All too often however, current M&E practice focuses on inputs (e.g. amount of money invested) and outputs (e.g. the number of people reached), along with a few anecdotal “success stories” for additional context. While this information is useful and necessary, it is not sufficient. This is why Tshikululu works with social investors to utilise the Theory of Change (ToC) as a critical tool to monitor and evaluate the efficiency and effectiveness of their activities.

A ToC is defined as a series of critical thinking exercises that provides a comprehensive picture of early, intermediate and long-term changes in a given community[1]. It paints a strategic picture of the multiple interventions required to produce desired outcomes that are preconditions for one’s ultimate social investment goal(s). It should provide clarity as to what the social investor is trying to achieve and, perhaps most importantly, forces the discipline of going beyond inputs and outputs to outcomes and impact. This is the real “meat” of social change, which all too often gets left out of the discussion. In short, a ToC explicitly enables stakeholders to understand and strengthen the processes of change to maximise results.

For years, Tshikululu has worked closely with our clients across sectors to design ToCs as part of high-quality M&E. This tool helps us to lay out a clear case for change and ensures alignment between the activities being supported on the ground and the goal(s) our clients hope to achieve. In addition, it requires social investors to think about the metrics they want to measure and data they want to analyse. By employing the use of ToC as a scientific, participatory tool to measure social change, we can avoid “measurement for measurement’s sake”!
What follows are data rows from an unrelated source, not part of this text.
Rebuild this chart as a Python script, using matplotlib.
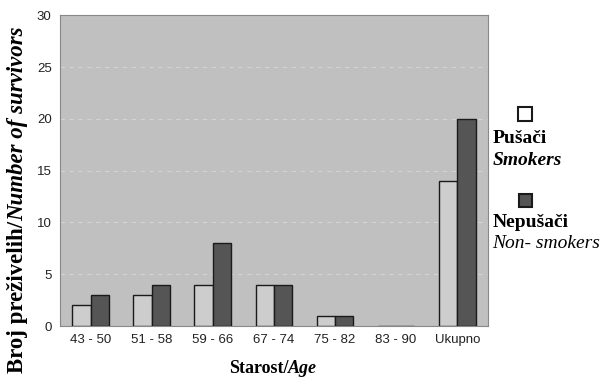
import matplotlib
matplotlib.use("Agg")
import matplotlib.pyplot as plt
import numpy as np
from matplotlib.patches import Rectangle

categories = ["43 - 50", "51 - 58", "59 - 66", "67 - 74", "75 - 82", "83 - 90", "Ukupno"]
smokers = [2, 3, 4, 4, 1, 0, 14]
non_smokers = [3, 4, 8, 4, 1, 0, 20]
yticks = [0, 5, 10, 15, 20, 25, 30]

fig = plt.figure(figsize=(6.12, 3.8), dpi=100)
fig.patch.set_facecolor("white")
ax = fig.add_axes([0.098, 0.142, 0.699, 0.818])
ax.set_facecolor("#c0c0c0")

x = np.arange(len(categories))
w = 0.3
ax.bar(x - w/2, smokers, w, color="#cdcdcd", edgecolor="#1a1a1a", linewidth=1.0, zorder=3)
ax.bar(x + w/2, non_smokers, w, color="#555555", edgecolor="#1a1a1a", linewidth=1.0, zorder=3)

ax.set_ylim(0, 30)
ax.set_xlim(-0.5, len(categories) - 0.5)
ax.set_yticks(yticks)
ax.set_xticks(x)
ax.set_xticklabels(categories)
for t in ax.get_xticklabels() + ax.get_yticklabels():
    t.set_fontfamily("Liberation Sans")
    t.set_fontsize(9.5)
    t.set_color("#222222")
ax.tick_params(axis="both", length=0, pad=6)
for yv in yticks[1:-1]:
    ax.axhline(yv, color="#d4d4d4", linestyle=(0, (4, 4)), linewidth=0.8, zorder=1)
for s in ax.spines.values():
    s.set_color("#888888")
    s.set_linewidth(0.8)

fig.canvas.draw()
r = fig.canvas.get_renderer()
serif = "Liberation Serif"

# y label
fs = 16.5
t1 = fig.text(18/612, 1 - 373/380, "Broj preživelih/", rotation=90, fontsize=fs,
              fontweight="bold", family=serif, ha="center", va="bottom")
bb = t1.get_window_extent(r)
t2 = fig.text(18/612, bb.y1/380, "Number of survivors", rotation=90, fontsize=fs,
              fontweight="bold", style="italic", family=serif, ha="center", va="bottom")

# x label
xs = fig.text(0, 1 - 373/380, "Starost/", fontsize=13, fontweight="bold", family=serif,
              ha="left", va="baseline")
xa = fig.text(0, 1 - 373/380, "Age", fontsize=13, fontweight="bold", style="italic",
              family=serif, ha="left", va="baseline")
b1 = xs.get_window_extent(r)
b2 = xa.get_window_extent(r)
total = b1.width + b2.width
x0 = 273 - total/2
xs.set_x(x0/612)
xa.set_x((x0 + b1.width)/612)

# legend
fig.add_artist(Rectangle((518/612, 1 - 121/380), 14/612, 14/380, transform=fig.transFigure,
                         facecolor="white", edgecolor="#1a1a1a", linewidth=1.5))
fig.text(493/612, 1 - 143/380, "Pušači", fontsize=14, fontweight="bold", family=serif, ha="left", va="baseline")
fig.text(493/612, 1 - 165/380, "Smokers", fontsize=14, fontweight="bold", style="italic", family=serif, ha="left", va="baseline")
fig.add_artist(Rectangle((519/612, 1 - 207/380), 13/612, 13/380, transform=fig.transFigure,
                         facecolor="#555555", edgecolor="#1a1a1a", linewidth=1.5))
fig.text(493/612, 1 - 227/380, "Nepušači", fontsize=14, fontweight="bold", family=serif, ha="left", va="baseline")
fig.text(492/612, 1 - 248/380, "Non- smokers", fontsize=14, style="italic", family=serif, ha="left", va="baseline")

fig.savefig("out.png", dpi=100)
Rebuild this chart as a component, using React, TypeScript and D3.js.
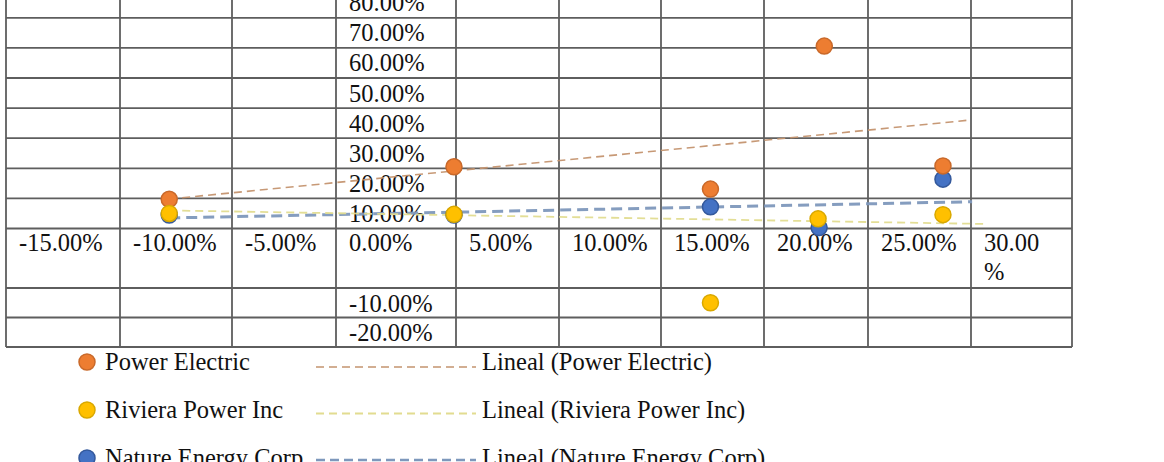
import React from "react";
import * as d3 from "d3";

// ---- data ----
const xTicks = [-0.15, -0.1, -0.05, 0, 0.05, 0.1, 0.15, 0.2, 0.25, 0.3];
const yTicksPos = [0.1, 0.2, 0.3, 0.4, 0.5, 0.6, 0.7, 0.8];
const yTicksNeg = [-0.1, -0.2];

const powerX = [-0.103, 0.026, 0.149, 0.204, 0.2615];
const powerY = [0.097, 0.205, 0.131, 0.606, 0.208];
const rivieraX = [-0.103, 0.026, 0.149, 0.201, 0.2615];
const rivieraY = [0.05, 0.047, -0.15, 0.032, 0.046];
const natureX = [-0.103, 0.026, 0.149, 0.2015, 0.2615];
const natureY = [0.045, 0.045, 0.072, 0.003, 0.164];

const powerTrend = [[-0.103, 0.098], [0.2743, 0.36]];
const rivieraTrend = [[-0.103, 0.06], [0.283, 0.015]];
const natureTrend = [[-0.103, 0.035], [0.2758, 0.089]];

const seriesNames = ["Power Electric", "Riviera Power Inc", "Nature Energy Corp"];

// ---- layout ----
const W = 1164;
const H = 462;
const colEdges = [6, 120, 232, 336, 456, 559, 661, 764, 868, 971, 1072];
const FONT = "'Liberation Serif', 'Times New Roman', serif";
const FS = 24.5;

const colors = {
  power: { fill: "#ED7D31", stroke: "#C9692A", trend: "#C4946F" },
  riviera: { fill: "#FFC000", stroke: "#D9A800", trend: "#E2DC90" },
  nature: { fill: "#4472C4", stroke: "#34599C", trend: "#7E98BC" },
};

export default function App() {
  const centers = colEdges.slice(0, -1).map((e, i) => (e + colEdges[i + 1]) / 2);
  const x = d3.scaleLinear().domain(xTicks).range(centers);
  const y = d3
    .scaleLinear()
    .domain([-0.3, -0.1, 0, 0.8])
    .range([347, 288, 228.5, 228.5 - 0.8 * 301]);

  const gridTop = 0;
  const gridBottom = y(-0.3);
  const hLines = [...yTicksPos, 0, ...yTicksNeg, -0.3].map((v) => y(v));

  const series = [
    { key: "nature", xs: natureX, ys: natureY, trend: natureTrend, c: colors.nature, w: 3, dash: "11 6" },
    { key: "power", xs: powerX, ys: powerY, trend: powerTrend, c: colors.power, w: 1.6, dash: "8 5" },
    { key: "riviera", xs: rivieraX, ys: rivieraY, trend: rivieraTrend, c: colors.riviera, w: 1.8, dash: "8 5" },
  ];

  const line = d3
    .line<number[]>()
    .x((d) => x(d[0]))
    .y((d) => y(d[1]));

  const legend = [
    { name: seriesNames[0], c: colors.power, w: 1.6, dash: "8 5" },
    { name: seriesNames[1], c: colors.riviera, w: 1.8, dash: "8 5" },
    { name: seriesNames[2], c: colors.nature, w: 2.6, dash: "9 5" },
  ];

  const fmt = d3.format(".2%");
  const pct = (v: number) => fmt(v).replace("\u2212", "-");

  return (
    <svg
      width={W}
      height={H}
      style={{ position: "absolute", left: 0, top: 0, background: "#fff" }}
      fontFamily={FONT}
    >
      <rect x={0} y={0} width={W} height={H} fill="#fff" />
      {/* grid */}
      <g stroke="#5e5e5e" strokeWidth={1.8}>
        {colEdges.map((e, i) => (
          <line key={"v" + i} x1={e} x2={e} y1={gridTop} y2={gridBottom} />
        ))}
        {hLines.map((yy, i) => (
          <line key={"h" + i} x1={colEdges[0]} x2={colEdges[colEdges.length - 1]} y1={yy} y2={yy} />
        ))}
      </g>

      {/* y tick labels (inside the 0% column) */}
      <g fontSize={FS} fill="#111">
        {[...yTicksPos, ...yTicksNeg].map((v, i) => (
          <text key={"yt" + i} x={colEdges[3] + 13} y={y(v) + 15} dy="0.35em">
            {pct(v)}
          </text>
        ))}
      </g>

      {/* x tick labels */}
      <g fontSize={FS} fill="#111">
        {xTicks.map((v, i) => {
          const s = pct(v);
          const last = i === xTicks.length - 1;
          return (
            <text key={"xt" + i} x={colEdges[i] + 13} y={y(0) + 14} dy="0.35em">
              {last ? (
                <>
                  <tspan>{s.slice(0, -1)}</tspan>
                  <tspan x={colEdges[i] + 13} dy={29}>
                    %
                  </tspan>
                </>
              ) : (
                s
              )}
            </text>
          );
        })}
      </g>

      {/* trend lines */}
      {series.map((s) => (
        <path
          key={"t" + s.key}
          d={line(s.trend) || ""}
          fill="none"
          stroke={s.c.trend}
          strokeWidth={s.w}
          strokeDasharray={s.dash}
          opacity={0.95}
        />
      ))}

      {/* markers */}
      {series.map((s) => (
        <g key={"m" + s.key}>
          {s.xs.map((xv, i) => (
            <circle
              key={i}
              cx={x(xv)}
              cy={y(s.ys[i])}
              r={8}
              fill={s.c.fill}
              stroke={s.c.stroke}
              strokeWidth={1.5}
            />
          ))}
        </g>
      ))}

      {/* legend */}
      <g fontSize={FS} fill="#111">
        {legend.map((l, i) => {
          const cy = 362 + i * 48;
          const ly = 367 + i * 46.5;
          return (
            <g key={"lg" + i}>
              <circle cx={87} cy={cy} r={8} fill={l.c.fill} stroke={l.c.stroke} strokeWidth={1.5} />
              <text x={105} y={cy} dy="0.33em">
                {l.name}
              </text>
              <line
                x1={316}
                x2={476}
                y1={ly}
                y2={ly}
                stroke={l.c.trend}
                strokeWidth={l.w}
                strokeDasharray={l.dash}
              />
              <text x={482} y={cy} dy="0.33em">
                {"Lineal (" + l.name + ")"}
              </text>
            </g>
          );
        })}
      </g>
    </svg>
  );
}
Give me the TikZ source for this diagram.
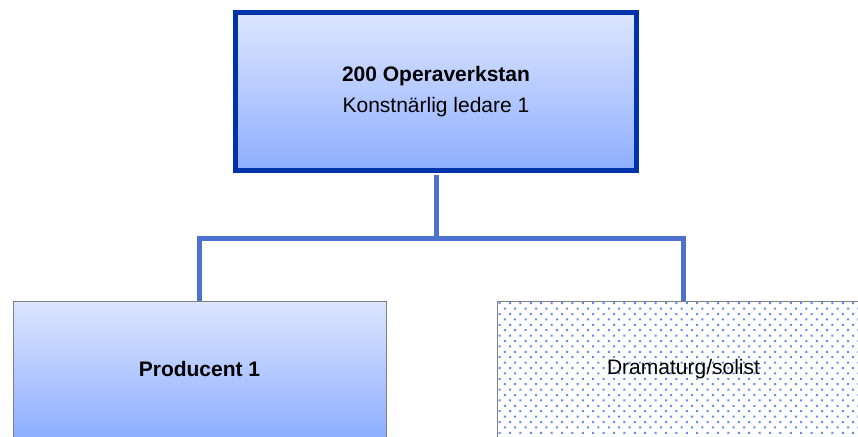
\documentclass[tikz,border=0pt]{standalone}
\usepackage{fontspec}
\setmainfont{Liberation Sans}
\definecolor{boxtop}{RGB}{221,230,255}
\definecolor{boxbottom}{RGB}{142,174,255}
\definecolor{darkframe}{RGB}{0,51,170}
\definecolor{linkblue}{RGB}{76,114,206}
\definecolor{dotblue}{RGB}{100,140,232}

\begin{document}
\begin{tikzpicture}[
x=1pt, y=-1pt,
headbox/.style={
  rectangle,
  minimum width=401.2pt,
  minimum height=158.2pt,
  preaction={draw=gray, line width=5.6pt},
  draw=darkframe, line width=4.4pt,
  top color=boxtop, bottom color=boxbottom,
  align=center,
  font=\fontsize{21}{31}\selectfont},
unitbox/.style={
  rectangle,
  minimum width=373pt,
  minimum height=136pt,
  draw=gray, line width=0.8pt,
  font=\fontsize{21}{25}\selectfont},
link/.style={
  draw=linkblue,
  line width=5pt,
  line join=miter}
]
\useasboundingbox (0,0) rectangle (858,436);
\clip (0,0) rectangle (858,436);
\node[headbox] (opera) at (436,91.5)
  {\bfseries 200 Operaverkstan\\ Konstnärlig ledare 1};
\node[unitbox, top color=boxtop, bottom color=boxbottom] (prod) at (199.5,369)
  {\bfseries Producent 1};
% dotted fill of the right box
\begin{scope}
  \clip (497.4,301.4) rectangle (870,437);
  \fill[dotblue] \foreach \Row in {0,...,26} {
    \foreach \Col in {0,...,36} {
      ({497+1.6+\Col*10.4+mod(\Row,2)*5.2},{301+1.2+\Row*5.4}) rectangle ++(2,2)
    }
  };
\end{scope}
\node[unitbox] (dram) at (683.5,369)
  {Dramaturg/solist};
\draw[link, shorten <=2.6pt] (opera.south) -- ++(0,65.4) coordinate (fork);
\foreach \Kid in {prod,dram}
  \draw[link] (fork) -| (\Kid.north);
\end{tikzpicture}
\end{document}
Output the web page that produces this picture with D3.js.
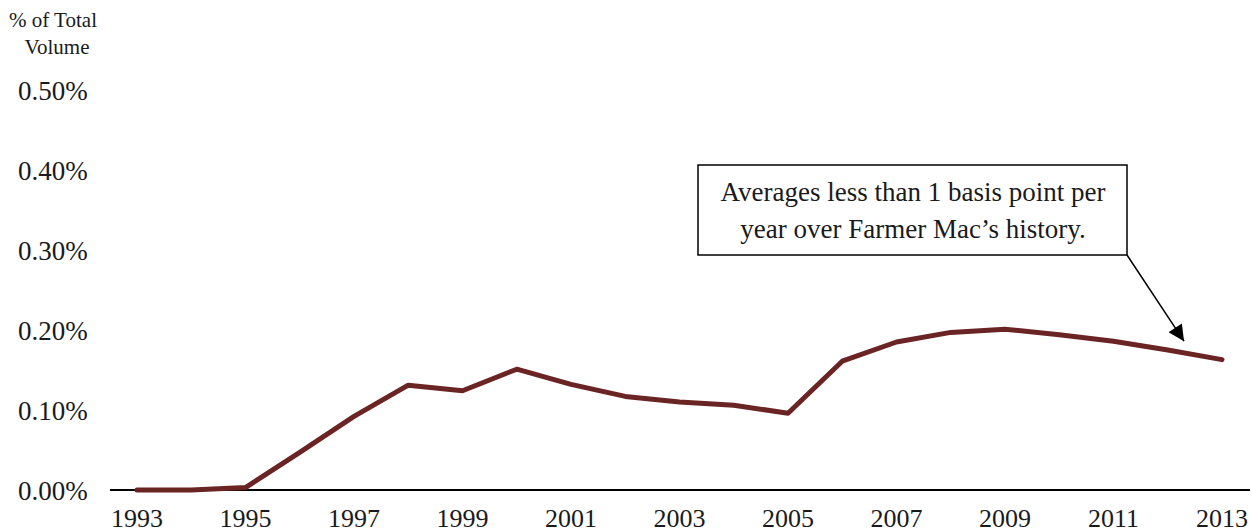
<!DOCTYPE html>
<html>
<head>
<meta charset="utf-8">
<script src="https://cdn.jsdelivr.net/npm/d3@7"></script>
<style>
  body { margin: 0; background: #fff; }
  text { font-family: "Liberation Serif", "Times New Roman", serif; fill: #1a1a1a; }
</style>
</head>
<body>
<div id="chart"></div>
<script>
// chart data
var years = d3.range(1993, 2014);
var lossPct = [0.000, 0.000, 0.003, 0.047, 0.092, 0.131, 0.124, 0.151, 0.132, 0.117,
               0.110, 0.106, 0.096, 0.161, 0.185, 0.197, 0.201, 0.194, 0.186, 0.175, 0.163];
var yTicks = [0, 0.1, 0.2, 0.3, 0.4, 0.5];
var xTicks = [1993, 1995, 1997, 1999, 2001, 2003, 2005, 2007, 2009, 2011, 2013];
var noteLines = ["Averages less than 1 basis point per", "year over Farmer Mac\u2019s history."];

var W = 1252, H = 532;
var svg = d3.select("#chart").append("svg").attr("width", W).attr("height", H);

var x = d3.scaleLinear().domain([1993, 2013]).range([137, 1222]);
var y = d3.scaleLinear().domain([0, 0.5]).range([490, 90]);

// y axis title
svg.append("text").attr("x", 53).attr("y", 27).attr("text-anchor", "middle")
  .style("font-size", "21px").text("% of Total");
svg.append("text").attr("x", 57).attr("y", 54).attr("text-anchor", "middle")
  .style("font-size", "21px").text("Volume");

// y tick labels
svg.selectAll(".ylab").data(yTicks).enter().append("text")
  .attr("class", "ylab")
  .attr("x", 18)
  .attr("y", function(d) { return y(d) + 10; })
  .style("font-size", "27px")
  .text(function(d) { return d3.format(".2f")(d) + "%"; });

// x axis line
svg.append("line").attr("x1", 110).attr("x2", 1250)
  .attr("y1", y(0)).attr("y2", y(0))
  .attr("stroke", "#000").attr("stroke-width", 2);

// x tick labels
svg.selectAll(".xlab").data(xTicks).enter().append("text")
  .attr("class", "xlab")
  .attr("x", function(d) { return x(d); })
  .attr("y", 527)
  .attr("text-anchor", "middle")
  .style("font-size", "26px")
  .text(function(d) { return d; });

// the line
var line = d3.line()
  .x(function(d, i) { return x(years[i]); })
  .y(function(d) { return y(d); });

svg.append("path").datum(lossPct)
  .attr("d", line)
  .attr("fill", "none")
  .attr("stroke", "#6b2424")
  .attr("stroke-width", 5)
  .attr("stroke-linejoin", "round")
  .attr("stroke-linecap", "round");

// annotation box
svg.append("defs").append("marker")
  .attr("id", "arr").attr("viewBox", "0 0 10 10")
  .attr("refX", 10).attr("refY", 5)
  .attr("markerWidth", 18).attr("markerHeight", 16)
  .attr("markerUnits", "userSpaceOnUse")
  .attr("orient", "auto")
  .append("path").attr("d", "M0,0 L10,5 L0,10 z").attr("fill", "#000");

svg.append("rect").attr("x", 698).attr("y", 165).attr("width", 429).attr("height", 90)
  .attr("fill", "#fff").attr("stroke", "#000").attr("stroke-width", 1.5);

svg.selectAll(".note").data(noteLines).enter().append("text")
  .attr("class", "note")
  .attr("x", 913)
  .attr("y", function(d, i) { return 201 + i * 37; })
  .attr("text-anchor", "middle")
  .style("font-size", "27px")
  .text(function(d) { return d; });

svg.append("line")
  .attr("x1", 1127).attr("y1", 255)
  .attr("x2", x(2012.3)).attr("y2", y(0.186))
  .attr("stroke", "#000").attr("stroke-width", 1.5)
  .attr("marker-end", "url(#arr)");
</script>
</body>
</html>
Through our work with clients, the ToC has assisted Tshikululu to understand success beyond “what works” so that we can establish predictive trends and new strategies. While far from a “magic bullet” to solve all planning and evaluation challenges, a ToC should be used by social investors and M&E specialists to enable critical thinking, continuous learning and adaptive implementation. In this way it can simultaneously help to evaluate and strengthen social investments.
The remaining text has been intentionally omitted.